Task description ▸ Search the listing below for the word "this" and copy each line that holds it.

Records contained in a dataset ▸

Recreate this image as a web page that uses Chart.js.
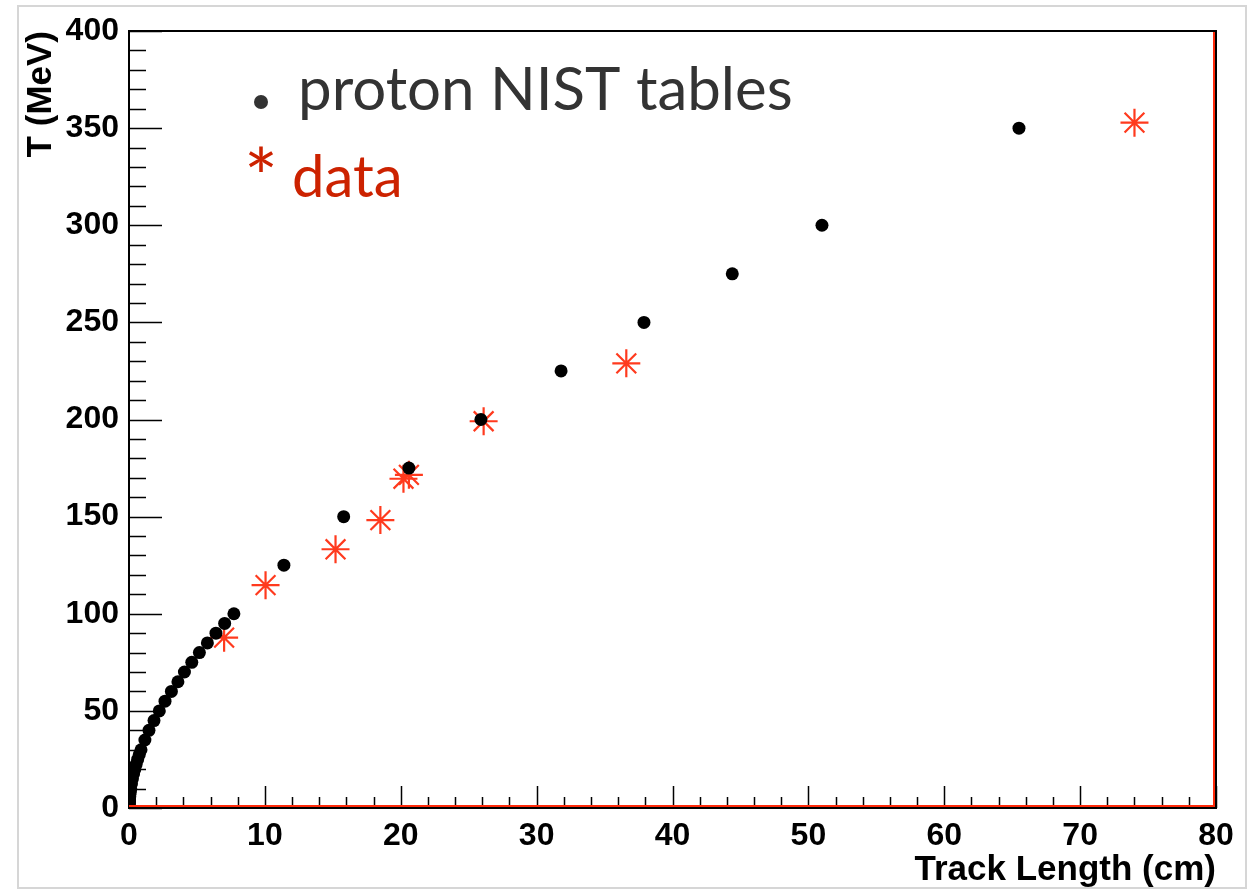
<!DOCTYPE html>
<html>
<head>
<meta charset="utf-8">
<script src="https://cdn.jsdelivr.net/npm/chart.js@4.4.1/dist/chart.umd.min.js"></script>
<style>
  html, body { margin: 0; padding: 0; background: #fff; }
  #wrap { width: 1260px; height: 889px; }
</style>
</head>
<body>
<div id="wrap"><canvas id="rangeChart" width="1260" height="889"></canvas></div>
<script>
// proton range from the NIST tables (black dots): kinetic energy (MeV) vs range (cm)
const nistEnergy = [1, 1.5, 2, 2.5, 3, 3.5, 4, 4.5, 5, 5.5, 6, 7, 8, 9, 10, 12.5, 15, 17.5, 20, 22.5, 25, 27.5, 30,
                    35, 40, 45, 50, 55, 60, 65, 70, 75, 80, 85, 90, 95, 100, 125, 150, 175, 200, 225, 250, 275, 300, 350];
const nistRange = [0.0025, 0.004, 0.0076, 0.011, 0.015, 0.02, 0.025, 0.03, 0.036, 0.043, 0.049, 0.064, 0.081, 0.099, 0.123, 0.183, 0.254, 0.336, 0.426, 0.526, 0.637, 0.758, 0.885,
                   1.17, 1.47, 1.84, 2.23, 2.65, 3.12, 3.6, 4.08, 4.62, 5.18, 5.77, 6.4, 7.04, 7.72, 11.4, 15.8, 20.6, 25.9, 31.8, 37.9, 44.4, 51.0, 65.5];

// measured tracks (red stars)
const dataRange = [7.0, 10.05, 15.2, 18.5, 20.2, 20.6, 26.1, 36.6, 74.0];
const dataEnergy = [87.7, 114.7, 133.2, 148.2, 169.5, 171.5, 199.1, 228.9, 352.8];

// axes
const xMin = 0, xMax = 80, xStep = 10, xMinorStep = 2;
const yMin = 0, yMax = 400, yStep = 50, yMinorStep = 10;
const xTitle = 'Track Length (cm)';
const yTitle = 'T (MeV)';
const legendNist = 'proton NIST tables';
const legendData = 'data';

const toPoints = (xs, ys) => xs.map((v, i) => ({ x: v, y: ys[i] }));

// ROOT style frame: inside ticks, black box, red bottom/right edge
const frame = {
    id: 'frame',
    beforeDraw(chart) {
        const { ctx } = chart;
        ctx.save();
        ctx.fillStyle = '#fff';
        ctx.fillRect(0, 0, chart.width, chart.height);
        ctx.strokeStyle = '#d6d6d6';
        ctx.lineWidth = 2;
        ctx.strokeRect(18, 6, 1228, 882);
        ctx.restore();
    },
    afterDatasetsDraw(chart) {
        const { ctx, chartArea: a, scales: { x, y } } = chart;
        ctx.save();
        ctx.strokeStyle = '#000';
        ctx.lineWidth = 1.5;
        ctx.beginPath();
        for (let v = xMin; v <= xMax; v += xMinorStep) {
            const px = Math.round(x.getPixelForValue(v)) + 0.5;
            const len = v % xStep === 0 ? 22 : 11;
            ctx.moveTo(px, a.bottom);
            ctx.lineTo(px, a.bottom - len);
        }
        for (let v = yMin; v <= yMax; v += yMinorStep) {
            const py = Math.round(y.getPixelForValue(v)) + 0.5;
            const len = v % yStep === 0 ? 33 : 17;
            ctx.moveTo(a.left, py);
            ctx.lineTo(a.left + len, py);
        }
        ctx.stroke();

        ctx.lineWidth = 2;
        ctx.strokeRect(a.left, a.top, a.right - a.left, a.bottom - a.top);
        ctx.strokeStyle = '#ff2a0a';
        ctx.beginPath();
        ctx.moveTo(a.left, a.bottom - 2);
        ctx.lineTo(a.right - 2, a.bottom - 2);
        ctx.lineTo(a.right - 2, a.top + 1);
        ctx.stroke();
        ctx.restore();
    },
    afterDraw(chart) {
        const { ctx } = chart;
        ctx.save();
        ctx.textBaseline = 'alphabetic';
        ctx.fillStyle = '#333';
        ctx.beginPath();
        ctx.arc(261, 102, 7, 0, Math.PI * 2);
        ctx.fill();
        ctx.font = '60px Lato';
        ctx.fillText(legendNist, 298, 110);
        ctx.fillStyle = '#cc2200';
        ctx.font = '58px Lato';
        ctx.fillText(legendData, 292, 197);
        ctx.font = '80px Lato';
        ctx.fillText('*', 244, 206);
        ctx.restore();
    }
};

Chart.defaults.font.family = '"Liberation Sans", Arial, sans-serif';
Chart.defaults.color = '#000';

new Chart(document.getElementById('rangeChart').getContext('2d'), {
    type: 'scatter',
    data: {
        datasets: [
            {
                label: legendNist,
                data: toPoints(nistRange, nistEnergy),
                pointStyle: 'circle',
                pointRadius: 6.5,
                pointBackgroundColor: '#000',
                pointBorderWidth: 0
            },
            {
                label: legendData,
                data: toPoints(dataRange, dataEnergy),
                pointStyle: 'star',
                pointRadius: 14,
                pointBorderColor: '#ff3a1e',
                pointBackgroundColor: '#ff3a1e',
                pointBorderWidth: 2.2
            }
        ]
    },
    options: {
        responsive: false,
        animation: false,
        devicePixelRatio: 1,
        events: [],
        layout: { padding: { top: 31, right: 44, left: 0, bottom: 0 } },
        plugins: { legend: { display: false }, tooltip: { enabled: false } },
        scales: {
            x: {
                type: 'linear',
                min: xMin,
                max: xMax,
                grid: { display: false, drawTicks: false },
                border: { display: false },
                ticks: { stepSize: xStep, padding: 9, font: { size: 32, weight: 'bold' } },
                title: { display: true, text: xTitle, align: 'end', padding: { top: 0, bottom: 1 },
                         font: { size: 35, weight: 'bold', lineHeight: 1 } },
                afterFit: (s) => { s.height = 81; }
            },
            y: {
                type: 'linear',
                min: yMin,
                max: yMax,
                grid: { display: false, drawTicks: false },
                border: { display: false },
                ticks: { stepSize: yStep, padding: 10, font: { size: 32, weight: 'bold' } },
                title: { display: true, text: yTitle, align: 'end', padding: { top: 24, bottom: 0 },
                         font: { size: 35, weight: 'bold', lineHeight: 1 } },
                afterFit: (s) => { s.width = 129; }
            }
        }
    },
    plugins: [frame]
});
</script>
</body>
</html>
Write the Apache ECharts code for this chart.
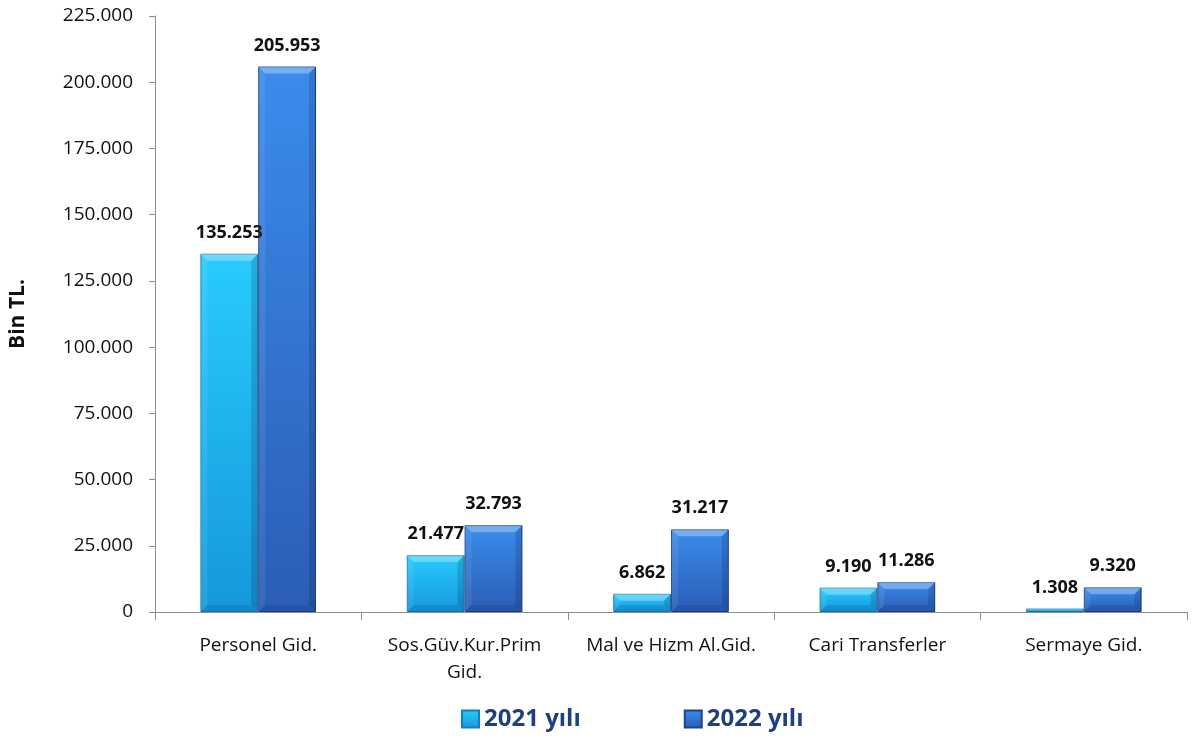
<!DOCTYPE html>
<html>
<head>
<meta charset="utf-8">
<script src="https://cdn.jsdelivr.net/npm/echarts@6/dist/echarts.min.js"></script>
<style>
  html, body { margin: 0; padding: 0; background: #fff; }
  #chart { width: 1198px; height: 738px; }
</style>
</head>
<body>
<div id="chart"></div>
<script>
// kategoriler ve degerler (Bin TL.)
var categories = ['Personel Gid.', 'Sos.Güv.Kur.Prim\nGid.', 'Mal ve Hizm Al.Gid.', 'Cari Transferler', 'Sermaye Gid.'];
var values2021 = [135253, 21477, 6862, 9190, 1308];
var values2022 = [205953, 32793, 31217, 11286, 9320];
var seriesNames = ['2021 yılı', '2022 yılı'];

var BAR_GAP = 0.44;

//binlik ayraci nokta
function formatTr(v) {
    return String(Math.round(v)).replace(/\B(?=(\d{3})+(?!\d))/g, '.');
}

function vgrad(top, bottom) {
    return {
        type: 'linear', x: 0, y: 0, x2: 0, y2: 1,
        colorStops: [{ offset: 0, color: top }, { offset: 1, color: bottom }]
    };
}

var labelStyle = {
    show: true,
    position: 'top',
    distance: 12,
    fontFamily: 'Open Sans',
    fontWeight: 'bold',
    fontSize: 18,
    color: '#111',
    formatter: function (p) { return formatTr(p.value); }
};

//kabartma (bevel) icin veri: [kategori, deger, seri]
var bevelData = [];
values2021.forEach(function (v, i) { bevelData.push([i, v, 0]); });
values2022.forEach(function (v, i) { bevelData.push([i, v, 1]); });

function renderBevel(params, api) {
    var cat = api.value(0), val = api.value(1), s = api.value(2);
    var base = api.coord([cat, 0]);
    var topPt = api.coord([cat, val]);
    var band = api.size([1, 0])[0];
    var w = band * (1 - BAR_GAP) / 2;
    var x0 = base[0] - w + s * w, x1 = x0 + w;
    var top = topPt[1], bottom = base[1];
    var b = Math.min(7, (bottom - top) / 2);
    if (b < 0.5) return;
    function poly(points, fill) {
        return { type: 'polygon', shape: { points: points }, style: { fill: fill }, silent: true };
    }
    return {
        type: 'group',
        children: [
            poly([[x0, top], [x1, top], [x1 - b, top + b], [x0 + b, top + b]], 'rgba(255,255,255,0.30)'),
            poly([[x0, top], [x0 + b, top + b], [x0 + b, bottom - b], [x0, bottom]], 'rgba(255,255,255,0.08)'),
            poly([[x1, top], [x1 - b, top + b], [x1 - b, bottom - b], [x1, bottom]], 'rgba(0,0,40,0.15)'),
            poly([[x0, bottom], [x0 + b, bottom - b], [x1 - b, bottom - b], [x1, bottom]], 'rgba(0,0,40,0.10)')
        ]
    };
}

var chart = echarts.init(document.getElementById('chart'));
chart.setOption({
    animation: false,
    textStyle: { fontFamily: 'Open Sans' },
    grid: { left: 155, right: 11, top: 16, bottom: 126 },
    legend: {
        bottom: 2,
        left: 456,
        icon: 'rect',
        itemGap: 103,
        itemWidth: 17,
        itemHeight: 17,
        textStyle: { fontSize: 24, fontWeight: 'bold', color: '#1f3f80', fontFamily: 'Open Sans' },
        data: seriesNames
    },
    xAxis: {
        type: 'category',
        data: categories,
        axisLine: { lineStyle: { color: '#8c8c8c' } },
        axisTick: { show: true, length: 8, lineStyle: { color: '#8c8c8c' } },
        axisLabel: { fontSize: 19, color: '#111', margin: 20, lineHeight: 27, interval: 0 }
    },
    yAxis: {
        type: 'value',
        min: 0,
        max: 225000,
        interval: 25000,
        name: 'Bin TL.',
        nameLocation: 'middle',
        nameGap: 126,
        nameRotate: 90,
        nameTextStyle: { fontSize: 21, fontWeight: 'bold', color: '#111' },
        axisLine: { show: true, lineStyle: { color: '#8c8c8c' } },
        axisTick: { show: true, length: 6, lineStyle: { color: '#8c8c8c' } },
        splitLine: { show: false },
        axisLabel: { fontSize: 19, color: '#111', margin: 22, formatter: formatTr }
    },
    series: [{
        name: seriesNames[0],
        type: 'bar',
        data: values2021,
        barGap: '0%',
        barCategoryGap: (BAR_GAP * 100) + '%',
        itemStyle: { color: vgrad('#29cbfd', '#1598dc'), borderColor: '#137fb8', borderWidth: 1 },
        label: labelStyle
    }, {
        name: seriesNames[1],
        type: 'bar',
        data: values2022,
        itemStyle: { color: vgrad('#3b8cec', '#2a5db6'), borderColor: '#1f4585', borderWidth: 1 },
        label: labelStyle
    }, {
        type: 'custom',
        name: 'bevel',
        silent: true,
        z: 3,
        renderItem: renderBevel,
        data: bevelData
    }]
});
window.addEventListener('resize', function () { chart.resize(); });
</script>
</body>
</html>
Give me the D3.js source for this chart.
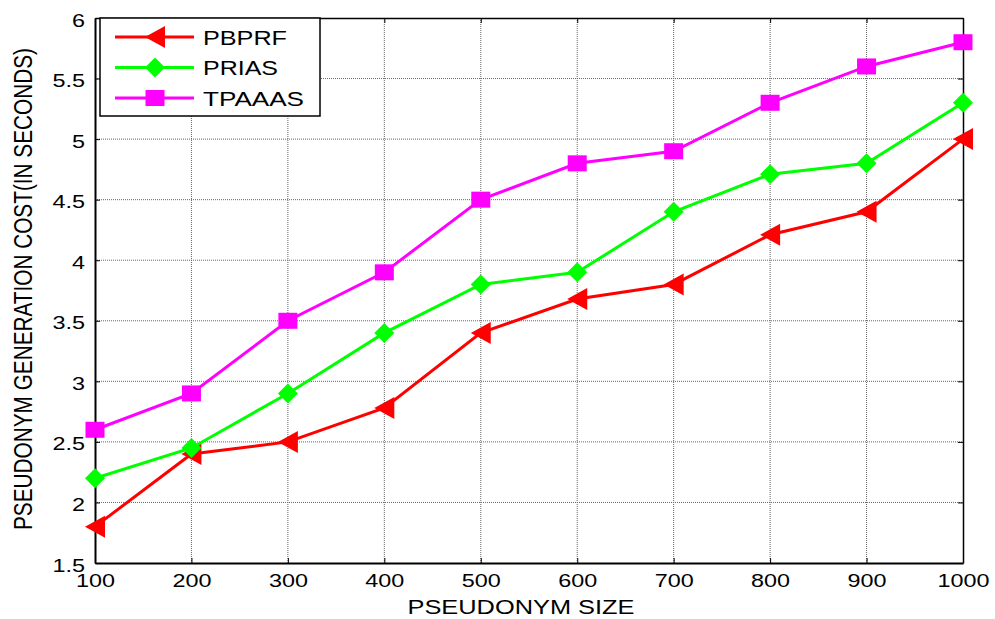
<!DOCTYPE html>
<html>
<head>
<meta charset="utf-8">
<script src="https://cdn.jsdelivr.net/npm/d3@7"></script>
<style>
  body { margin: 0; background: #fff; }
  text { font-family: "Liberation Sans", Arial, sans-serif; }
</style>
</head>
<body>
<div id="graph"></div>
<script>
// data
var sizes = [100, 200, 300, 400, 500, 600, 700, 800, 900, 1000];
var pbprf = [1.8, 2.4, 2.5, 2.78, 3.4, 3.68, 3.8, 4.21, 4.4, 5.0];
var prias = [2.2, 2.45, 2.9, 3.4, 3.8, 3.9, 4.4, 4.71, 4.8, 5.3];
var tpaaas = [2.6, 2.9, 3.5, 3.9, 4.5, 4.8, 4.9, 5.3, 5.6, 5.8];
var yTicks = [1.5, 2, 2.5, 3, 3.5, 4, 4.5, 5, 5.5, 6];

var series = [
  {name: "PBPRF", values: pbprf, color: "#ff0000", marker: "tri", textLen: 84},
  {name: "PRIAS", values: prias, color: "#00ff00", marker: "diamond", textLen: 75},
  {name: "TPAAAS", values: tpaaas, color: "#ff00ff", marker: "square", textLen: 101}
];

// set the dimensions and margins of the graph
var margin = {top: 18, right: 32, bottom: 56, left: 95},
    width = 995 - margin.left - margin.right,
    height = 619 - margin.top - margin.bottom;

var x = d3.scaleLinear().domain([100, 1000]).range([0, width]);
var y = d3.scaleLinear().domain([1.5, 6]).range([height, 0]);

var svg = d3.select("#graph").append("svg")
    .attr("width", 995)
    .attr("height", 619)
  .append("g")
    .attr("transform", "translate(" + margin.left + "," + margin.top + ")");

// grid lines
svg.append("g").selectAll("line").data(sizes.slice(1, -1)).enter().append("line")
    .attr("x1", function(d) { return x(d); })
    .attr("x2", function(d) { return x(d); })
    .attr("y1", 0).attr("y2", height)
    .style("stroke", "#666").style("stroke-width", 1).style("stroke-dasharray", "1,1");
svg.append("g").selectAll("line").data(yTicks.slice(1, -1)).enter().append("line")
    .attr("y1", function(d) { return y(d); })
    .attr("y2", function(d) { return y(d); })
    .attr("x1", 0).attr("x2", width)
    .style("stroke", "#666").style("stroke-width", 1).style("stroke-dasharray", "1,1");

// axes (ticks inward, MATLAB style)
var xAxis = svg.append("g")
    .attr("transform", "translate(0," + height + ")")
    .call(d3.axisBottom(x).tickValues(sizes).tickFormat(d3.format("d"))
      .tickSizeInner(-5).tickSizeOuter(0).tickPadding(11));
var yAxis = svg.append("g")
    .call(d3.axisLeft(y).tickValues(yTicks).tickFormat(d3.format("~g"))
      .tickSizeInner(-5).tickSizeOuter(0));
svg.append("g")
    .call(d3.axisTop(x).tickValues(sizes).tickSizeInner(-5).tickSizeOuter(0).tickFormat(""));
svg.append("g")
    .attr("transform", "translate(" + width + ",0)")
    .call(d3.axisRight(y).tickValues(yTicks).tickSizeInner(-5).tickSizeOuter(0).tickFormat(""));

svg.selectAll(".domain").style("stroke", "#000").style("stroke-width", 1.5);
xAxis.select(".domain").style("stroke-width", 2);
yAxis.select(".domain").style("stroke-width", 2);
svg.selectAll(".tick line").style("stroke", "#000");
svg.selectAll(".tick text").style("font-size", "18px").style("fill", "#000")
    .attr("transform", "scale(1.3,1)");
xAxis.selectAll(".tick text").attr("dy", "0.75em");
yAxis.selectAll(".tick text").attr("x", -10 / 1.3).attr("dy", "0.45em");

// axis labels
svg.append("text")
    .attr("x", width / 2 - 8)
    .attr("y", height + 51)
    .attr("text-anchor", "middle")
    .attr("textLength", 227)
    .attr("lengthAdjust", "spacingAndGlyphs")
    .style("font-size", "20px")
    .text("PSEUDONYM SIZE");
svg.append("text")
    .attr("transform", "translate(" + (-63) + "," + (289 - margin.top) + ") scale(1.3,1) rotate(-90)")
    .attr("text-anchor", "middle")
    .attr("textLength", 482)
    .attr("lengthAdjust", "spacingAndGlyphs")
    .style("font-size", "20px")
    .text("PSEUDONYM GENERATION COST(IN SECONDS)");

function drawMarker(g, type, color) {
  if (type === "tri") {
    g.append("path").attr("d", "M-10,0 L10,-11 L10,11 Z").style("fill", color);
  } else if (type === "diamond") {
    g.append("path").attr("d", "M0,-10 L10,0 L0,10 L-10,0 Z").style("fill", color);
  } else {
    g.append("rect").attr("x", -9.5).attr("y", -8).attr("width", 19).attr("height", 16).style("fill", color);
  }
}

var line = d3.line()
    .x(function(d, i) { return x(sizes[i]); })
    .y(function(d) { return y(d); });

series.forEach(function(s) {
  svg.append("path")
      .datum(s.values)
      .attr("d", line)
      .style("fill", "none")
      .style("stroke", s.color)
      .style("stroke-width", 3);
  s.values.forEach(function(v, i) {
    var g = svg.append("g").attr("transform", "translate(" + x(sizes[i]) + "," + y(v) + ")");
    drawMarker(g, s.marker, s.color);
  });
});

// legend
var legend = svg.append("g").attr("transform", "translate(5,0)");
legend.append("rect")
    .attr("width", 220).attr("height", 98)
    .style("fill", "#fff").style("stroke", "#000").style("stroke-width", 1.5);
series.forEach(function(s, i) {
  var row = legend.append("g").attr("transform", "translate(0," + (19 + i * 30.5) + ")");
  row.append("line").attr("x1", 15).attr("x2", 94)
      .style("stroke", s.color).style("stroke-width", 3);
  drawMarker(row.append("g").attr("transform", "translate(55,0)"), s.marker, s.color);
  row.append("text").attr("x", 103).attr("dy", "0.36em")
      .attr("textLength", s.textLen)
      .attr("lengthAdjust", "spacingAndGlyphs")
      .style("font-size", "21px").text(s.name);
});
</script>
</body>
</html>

Full solution ▸
Recreate this image as a web page that uses Chart.js.
Write the Apache ECharts code for this chart.
Give me the D3.js source for this chart.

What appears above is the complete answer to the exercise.